A notable feature of the A320neo is its compatibility with Sustainable Aviation Fuel (SAF). Currently capable of operating with a 50% SAF blend, Airbus aims to achieve 100% SAF capability by 2030. As environmental regulations become more stringent across Europe and Asia, CALC’s investment in the A320neo family represents a proactive effort to future-proof its portfolio against carbon taxes and rising passenger expectations for greener travel.

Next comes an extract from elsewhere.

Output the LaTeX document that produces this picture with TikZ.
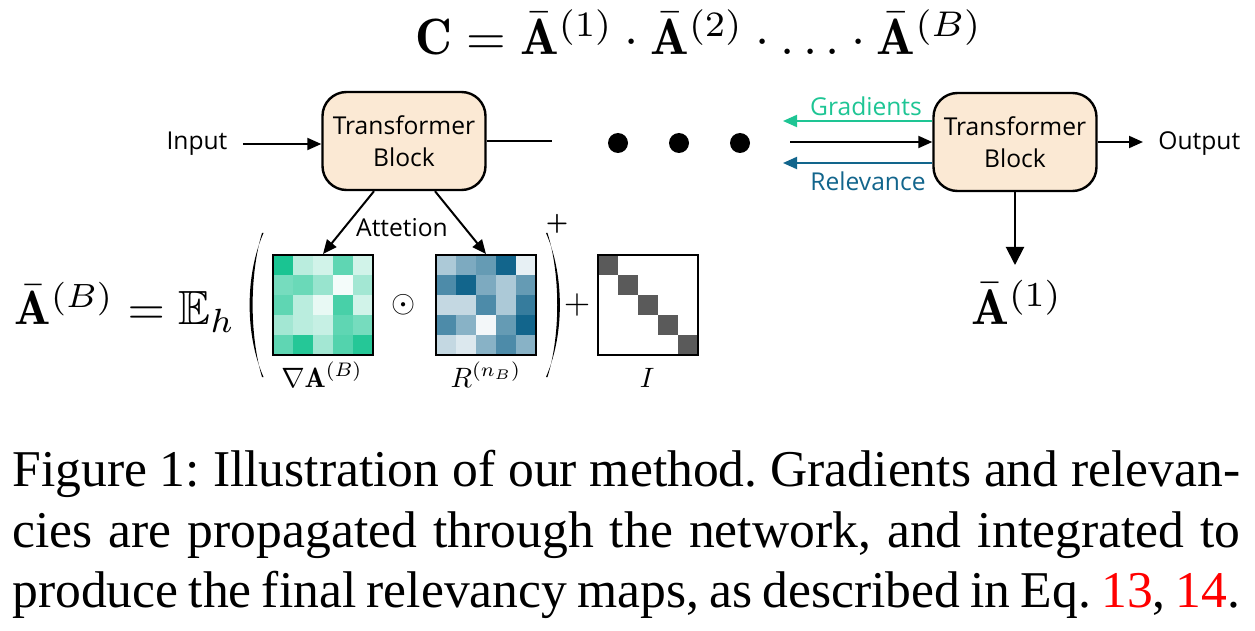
\documentclass[tikz,border=0pt]{standalone}
\usepackage{amsmath,amssymb}
\usepackage{fontspec}
\setsansfont{Open Sans}
\newfontfamily\capfont{Liberation Serif}
\usetikzlibrary{arrows.meta}
\definecolor{peach}{RGB}{251,233,212}
\definecolor{gcol}{RGB}{30,197,148}
\definecolor{bcol}{RGB}{18,101,140}
\definecolor{gmat}{RGB}{26,196,146}
\definecolor{bmat}{RGB}{18,101,140}
\definecolor{dgray}{RGB}{90,90,90}
\tikzset{
  lbl/.style={font=\sffamily\fontsize{12.3}{16}\selectfont},
  block/.style={lbl, draw, line width=1.2pt, rounded corners=12pt, fill=peach,
    minimum width=81.5pt, minimum height=49pt, align=center, inner sep=0pt},
  arr/.style={line width=1pt, -{Triangle[length=7pt,width=6pt]}},
  bigarr/.style={line width=1pt, -{Triangle[length=9pt,width=9pt]}},
  matbox/.style={draw, line width=1pt, minimum size=50pt, inner sep=0pt},
  dotc/.style={circle, fill=black, minimum size=10pt, inner sep=0pt},
  capline/.style={anchor=base west, inner sep=0pt, font=\capfont\fontsize{25.8}{30}\selectfont\frenchspacing},
}
\begin{document}
\begin{tikzpicture}[x=0.5pt,y=-0.5pt]
\useasboundingbox (0,0) rectangle (1255,631);

% top formula
\node[scale=2.55, anchor=base] (cform) at (699,55)
  {$\mathbf{C} = \bar{\mathbf{A}}^{(1)} \cdot \bar{\mathbf{A}}^{(2)} \cdot \ldots \cdot \bar{\mathbf{A}}^{(B)}$};

% blocks
\node[block] (b1) at (404,141) {Transformer\\Block};
\node[block] (b2) at (1015,142) {Transformer\\Block};

\node[lbl, inner sep=0pt] (inp) at (197,144) {Input};
\node[lbl, inner sep=0pt, anchor=west] (out) at (1158,144) {Output};

\draw[arr, shorten <=7.5pt] (inp.east) -- (inp.east -| b1.west);

% dots
\node[dotc] (d1) at (618,143) {};
\node[dotc] (d2) at (679,143) {};
\node[dotc] (d3) at (740,143) {};
\coordinate (b1end) at (552,141);
\draw[line width=1pt] (b1.east) -- (b1end);

% right arrows
\coordinate (gend) at (783,121);
\coordinate (rend) at (783,163);
\coordinate (mstart) at (790,142);
\draw[arr] (mstart) -- (b2.west);
\draw[arr, draw=gcol, fill=gcol] ([yshift=10.5pt]b2.west) -- (gend);
\draw[arr, draw=bcol, fill=bcol] ([yshift=-10.5pt]b2.west) -- (rend);
\node[lbl, text=gcol] (gl) at (866,106) {Gradients};
\node[lbl, text=bcol] (rl) at (868,181) {Relevance};

\draw[arr, shorten >=7.5pt] (b2.east) -- (b2.east -| out.west);

% down arrow
\coordinate (a1top) at (1015,265);
\draw[bigarr] (b2.south) -- (a1top);
\node[scale=2.5, anchor=base] (a1) at (1017,325) {$\bar{\mathbf{A}}^{(1)}$};

% left formula
\node[scale=2.4, anchor=base west, inner sep=0pt] (lform) at (14,325) {$\bar{\mathbf{A}}^{(B)} = \mathbb{E}_h$};

% parens
\fill (263.5,233) .. controls (245,275) and (245,335) .. (263.5,377)
  -- (262,377) .. controls (249.5,335) and (249.5,275) .. (262,233) -- cycle;
\fill (546,233) .. controls (564.5,275) and (564.5,335) .. (546,377)
  -- (547.5,377) .. controls (560.5,335) and (560.5,275) .. (547.5,233) -- cycle;
\node[scale=1.6] (supplus) at (557,224) {$\scriptstyle\boldsymbol{+}$};
\node[scale=1.7] (plus) at (577,305) {$+$};
\node[scale=1.55] (odot) at (404,305) {$\odot$};

% green matrix
\def\gvals{{1.0,0.3,0.2,0.7,0.2},{0.6,0.65,0.45,0.05,0.4},{0.7,0.3,0.1,0.8,0.2},{0.4,0.3,0.25,0.7,0.6},{0.7,0.95,0.4,0.75,0.95}}
\foreach \row [count=\i from 0] in \gvals {
  \foreach \v [count=\j from 0] in \row {
    \pgfmathsetmacro\pc{\v*100}
    \fill[gmat!\pc!white] (273+\j*20,255+\i*20) rectangle ++(20,20);
  }
}
\node[matbox] (gm) at (323,305) {};

% blue matrix
\def\bvals{{0.35,0.55,0.65,1.0,0.1},{0.75,1.0,0.55,0.35,0.65},{0.25,0.25,0.75,0.35,0.85},{0.75,0.5,0.05,0.65,1.0},{0.25,0.15,0.5,0.75,0.5}}
\foreach \row [count=\i from 0] in \bvals {
  \foreach \v [count=\j from 0] in \row {
    \pgfmathsetmacro\pc{\v*100}
    \fill[bmat!\pc!white] (436+\j*20,255+\i*20) rectangle ++(20,20);
  }
}
\node[matbox] (bm) at (486,305) {};

% identity
\foreach \k in {0,...,4} {
  \fill[dgray] (598+\k*20,255+\k*20) rectangle ++(20,20);
}
\node[matbox] (im) at (648,305) {};

% attention arrows
\draw[arr] ([xshift=-15pt]b1.south) -- (gm.north);
\draw[arr] ([xshift=15.5pt]b1.south) -- (bm.north);
\node[lbl] (att) at (402,228) {Attetion};

% matrix labels
\node[scale=1.4, anchor=base] (gml) at (322,387) {$\nabla\mathbf{A}^{(B)}$};
\node[scale=1.4, anchor=base] (bml) at (486,387) {$R^{(n_B)}$};
\node[scale=1.4, anchor=base] (iml) at (647,387) {$I$};

% caption
\node[capline] (cap1) at (12,486) {\makebox[614pt][s]{Figure 1: Illustration of our method. Gradients and relevan-}};
\node[capline] (cap2) at (12,547) {\makebox[614pt][s]{cies are propagated through the network, and integrated to}};
\node[capline] (cap3) at (12,607) {\makebox[614pt][s]{produce the final relevancy maps, as described in Eq. \textcolor{red}{13}, \textcolor{red}{14}.}};
\end{tikzpicture}
\end{document}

Challenges and Competitive Environment
Despite the positive outlook, CALC’s expansion faces potential challenges. Global supply chain disruptions and manufacturing constraints could delay aircraft deliveries. Additionally, competition remains intense, particularly from Boeing. While Boeing’s 737 MAX continues to encounter regulatory scrutiny, giving Airbus a competitive advantage in the Chinese market, the broader competitive landscape remains dynamic and uncertain.
This order coincides with similar fleet expansion initiatives by CALC’s rivals. Chinese carriers such as Spring Airlines and Juneyao Air have recently placed their own orders for A320neo aircraft, potentially accelerating their growth plans. This intensifying competition may influence market dynamics and prompt further strategic responses across the sector.
Implications for the Market
CALC’s latest order is expected to bolster investor confidence in its growth strategy and strengthen Airbus’s foothold in China, especially as Boeing seeks to regain market share. As the aviation industry moves into 2026, CALC’s commitment to sustainable and efficient aircraft underscores a broader industry shift toward eco-conscious, future-ready fleets, setting a precedent for the next phase of global aviation.